The new reporting rules will not apply to certain express trusts, including a trust which:

(a)    has been in existence for less than three months at the end of the year;

(b)    holds assets with a total fair market value that does not exceed $50,000 throughout the year, if the only assets held by the trust throughout the year are one or more of:

(i)        cash,

(ii)      certain debts obligations,

(iii)    a share, debt obligation or right listed on a designated stock exchange,

(iv)    a share of the capital stock of a mutual fund corporation,

(v)      a unit of a mutual fund trust, and

(vi) an interest in a related segregated fund;

  1. is a lawyer's general trust account, provided the trust is not maintained as a separate trust for a particular client or clients;
  2. is a registered charity;
  3. is a club, society or association;
  4. is a mutual fund trust, a related segregated fund trust, or a master trust;
  5. is a graduated rate estate;
  6. is a qualified disability trust;
  7. is an employee life and health trust;
  8. is a trust under or governed by a registered plan, including a registered education savings plan, a registered retirement income fund, a registered retirement savings plan, or a tax-free savings account; or
  9. is a cemetery care trust or a trust governed by an eligible funeral arrangement.

Requirement to File T3 Trust Income Tax and Information Return

For taxation years ending on or after December 31, 2021, express trusts which do not fall under any of the above exceptions will be required to file a T3 Trust Income Tax and Information Return whether or not the trust has any income, capital gains, or tax payable, or allocates or distributes income or capital gains to a beneficiary.

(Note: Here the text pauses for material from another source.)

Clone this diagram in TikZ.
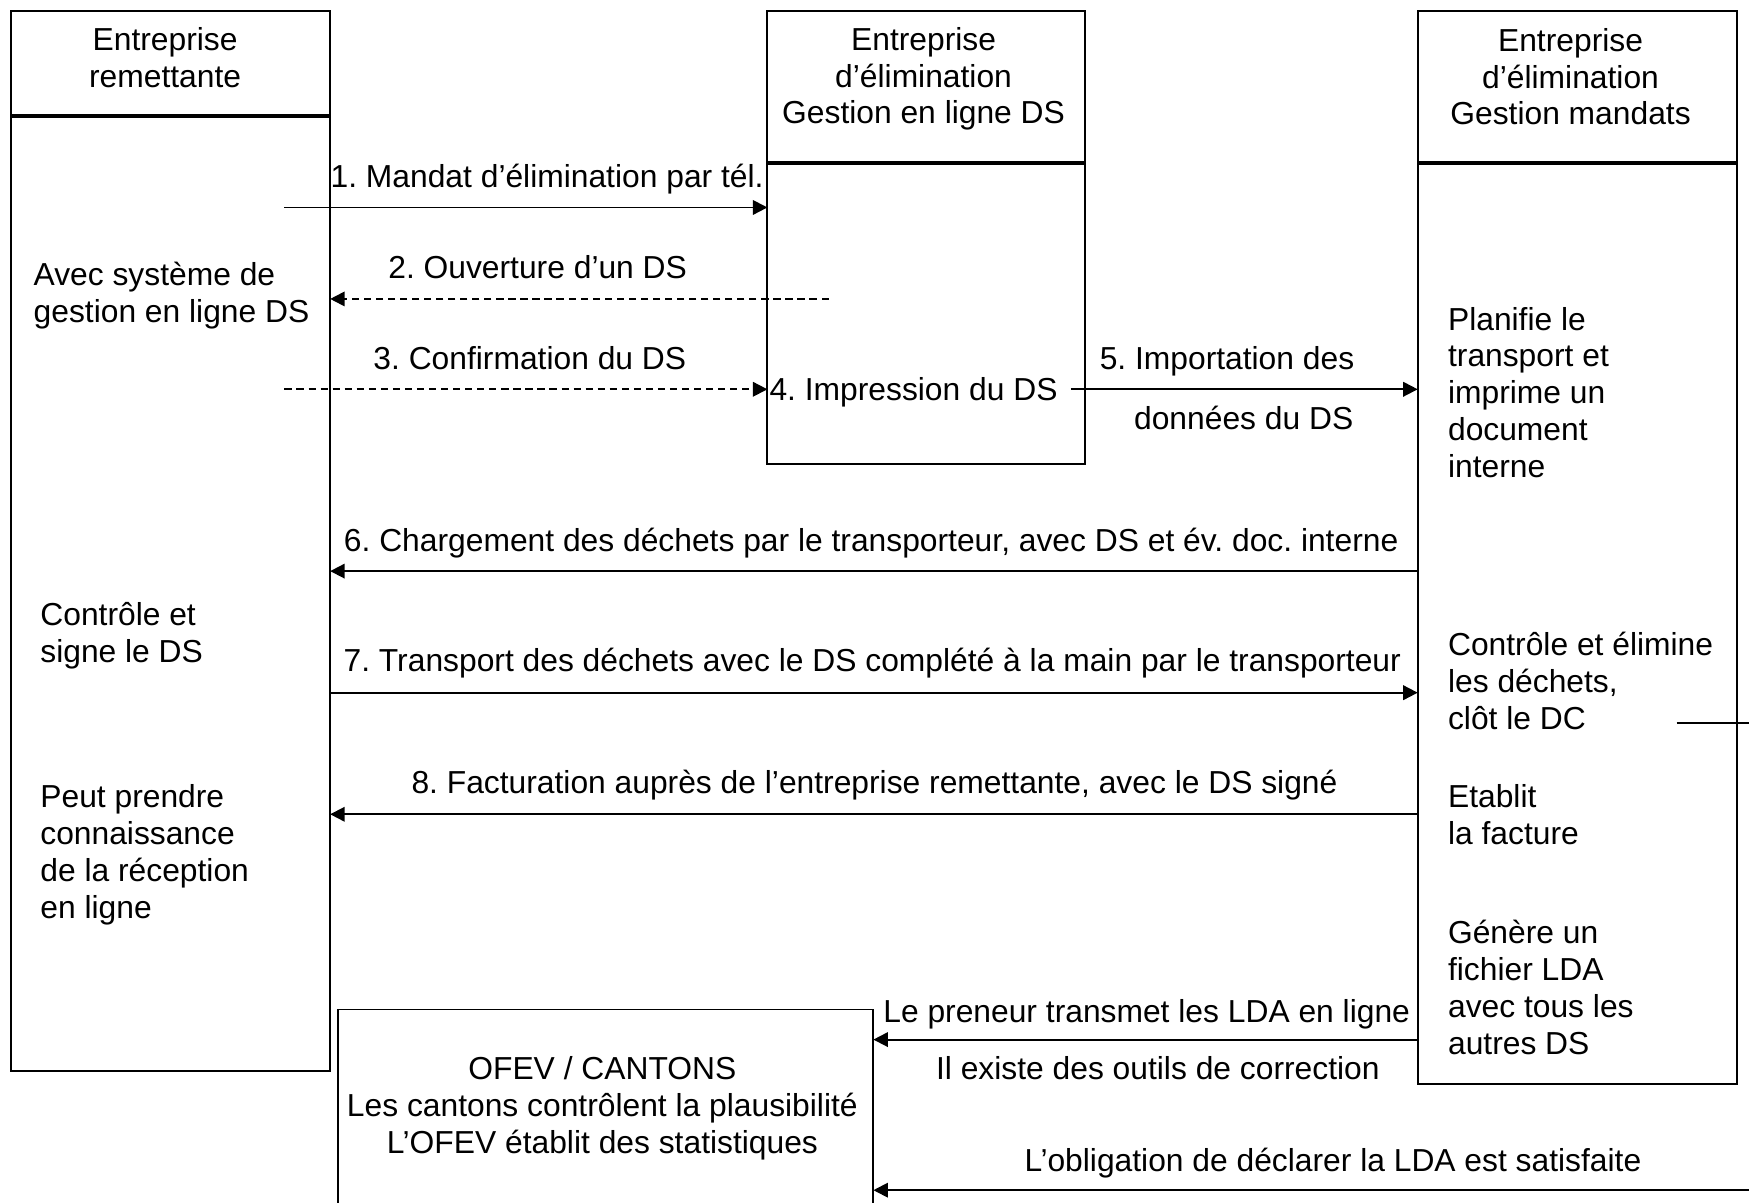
\documentclass[tikz,border=0pt]{standalone}
\usepackage{fontspec}
\setmainfont{Liberation Sans}
\usetikzlibrary{arrows.meta}
\frenchspacing
\begin{document}
\begin{tikzpicture}[x=1pt,y=-1pt,
  box/.style={draw, line width=1.7pt, rectangle, inner sep=0pt, outer sep=0pt, anchor=north west},
  divider/.style={line width=3pt},
  txt/.style={inner sep=0pt, font=\fontsize{28.5}{33}\selectfont},
  lbl/.style={txt, anchor=base},
  body/.style={txt, anchor=base west, align=left},
  head/.style={txt, anchor=base, align=center},
  msg/.style={line width=1.7pt, -{Triangle[length=13pt,width=13pt]}},
  ret/.style={msg, dash pattern=on 6.5pt off 4.3pt},
  plain/.style={line width=1.7pt}]
\clip (0,0) rectangle (1568,1078);
% boxes
\node[box, minimum width=286pt, minimum height=950pt] (L) at (10,10) {};
\node[box, minimum width=285pt, minimum height=406pt] (M) at (688,10) {};
\node[box, minimum width=286pt, minimum height=962pt] (R) at (1271,10) {};
\node[box, minimum width=480pt, minimum height=220pt] (O) at (303,905) {};
\draw[divider] ([yshift=-94pt]L.north west) -- ([yshift=-94pt]L.north east);
\draw[divider] ([yshift=-136pt]M.north west) -- ([yshift=-136pt]M.north east);
\draw[divider] ([yshift=-136pt]R.north west) -- ([yshift=-136pt]R.north east);
% headers (anchor = baseline of last line)
\node[head] (hL) at (148,78) {Entreprise\\remettante};
\node[head] (hM) at (828,111) {Entreprise\\d’élimination\\Gestion en ligne DS};
\node[head] (hR) at (1408,112) {Entreprise\\d’élimination\\Gestion mandats};
% body texts
\node[body] (tL1) at (30,289) {Avec système de\\gestion en ligne DS};
\node[body] (tL2) at (36,594) {Contrôle et\\signe le DS};
\node[body] (tL3) at (36,823) {Peut prendre\\connaissance\\de la réception\\en ligne};
\node[body] (tR1) at (1298,428) {Planifie le\\transport et\\imprime un\\document\\interne};
\node[body] (tR2) at (1298,654) {Contrôle et élimine\\les déchets,\\clôt le DC};
\node[body] (tR3) at (1298,757) {Etablit\\la facture};
\node[body] (tR4) at (1298,945) {Génère un\\fichier LDA\\avec tous les\\autres DS};
\node[head] (tO) at (540,1034) {OFEV / CANTONS\\Les cantons contrôlent la plausibilité\\L’OFEV établit des statistiques};
% message labels
\node[lbl] (l1) at (490.5,168) {1. Mandat d’élimination par tél.};
\node[lbl] (l2) at (482,250) {2. Ouverture d’un DS};
\node[lbl] (l3) at (475,331) {3. Confirmation du DS};
\node[lbl] (l4) at (819,359) {4. Impression du DS};
\node[lbl] (l5a) at (1100,331) {5. Importation des};
\node[lbl] (l5b) at (1115,385) {données du DS};
\node[lbl] (l6) at (781,494) {6. Chargement des déchets par le transporteur, avec DS et év. doc. interne};
\node[lbl] (l7) at (782,602) {7. Transport des déchets avec le DS complété à la main par le transporteur};
\node[lbl] (l8) at (784,711) {8. Facturation auprès de l’entreprise remettante, avec le DS signé};
\node[lbl] (l9a) at (1028,917) {Le preneur transmet les LDA en ligne};
\node[lbl] (l9b) at (1038,968) {Il existe des outils de correction};
\node[lbl] (l10) at (1195,1050) {L’obligation de déclarer la LDA est satisfaite};
% connectors
\coordinate (s1) at (255,186);
\draw[msg] (s1) -- (s1 -| M.west);
\coordinate (s2) at (743,268);
\draw[ret] (s2) -- (s2 -| L.east);
\coordinate (s3) at (255,349);
\draw[ret] (s3) -- (s3 -| M.west);
\coordinate (s5) at (960,349);
\draw[msg] (s5) -- (s5 -| R.west);
\coordinate (y6) at (0,512);
\draw[msg] (y6 -| R.west) -- (y6 -| L.east);
\coordinate (y7) at (0,621);
\draw[msg] (y7 -| L.east) -- (y7 -| R.west);
\coordinate (y8) at (0,730);
\draw[msg] (y8 -| R.west) -- (y8 -| L.east);
\coordinate (y9) at (0,932);
\draw[msg] (y9 -| R.west) -- (y9 -| O.east);
\coordinate (s10) at (1568,1067);
\draw[msg] (s10) -- (s10 -| O.east);
\coordinate (s11) at (1503,648);
\coordinate (e11) at (1568,648);
\draw[plain] (s11) -- (e11);
\end{tikzpicture}
\end{document}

Requirement to Report Certain Information With T3 Trust Income Tax and Information Return

For taxation years ending on or after December 31, 2021, express trusts which are required to file a T3 Trust Income tax and Information Return will also be required to file in a schedule to the return the name, address, date of birth (in the case of an individual), jurisdiction of residence, and taxpayer identification number (TIN) for each:

  1. settlor;
  2. trustee;
  3. beneficiary; and
  4. person who has the ability to exert influence over trustee decisions regarding appointment of income or capital of the trust (a protector), in the year.

A trust will be considered to have met the reporting requirements for beneficiaries if the above information is provided for each trust beneficiary whose identity is known or ascertainable with reasonable effort, at the time of filing the return. For beneficiaries whose identities are not known or ascertainable, a trust will have also met the reporting requirements if it provides sufficient detailed information on the return to determine with certainty whether any particular person is a trust beneficiary.

New Penalties

In addition to the existing penalty for failure to file a T3 Trust Income Tax and Information Return, under the new rules the CRA may apply an additional penalty of 5% of the highest total fair market value of all property held by a trust during the relevant year (with a minimum penalty of $2,500) to trusts which:

  1. fail to comply with a CRA demand to file a trust tax return; or
  2. make a false statement or omission in the trust tax return, either knowingly or due to gross negligence.

Trustees of existing express trusts subject to the new reporting rules may wish to consider:

  1. the possibility of winding up trusts that are either unnecessary or no longer serve an intended purpose, and in order to avoid future tax return filing and reporting requirements;
  2. the possibility of removing redundant corporate beneficiaries when setting up new trusts to reduce reporting obligations; and
  3. reviewing trust deeds and wills to determine if a corporation or trust is beneficially interested in the trust and is therefore a beneficiary required to be reported under the new rules.

The content of this article is intended to provide a general guide to the subject matter. Specialist advice should be sought about your specific circumstances.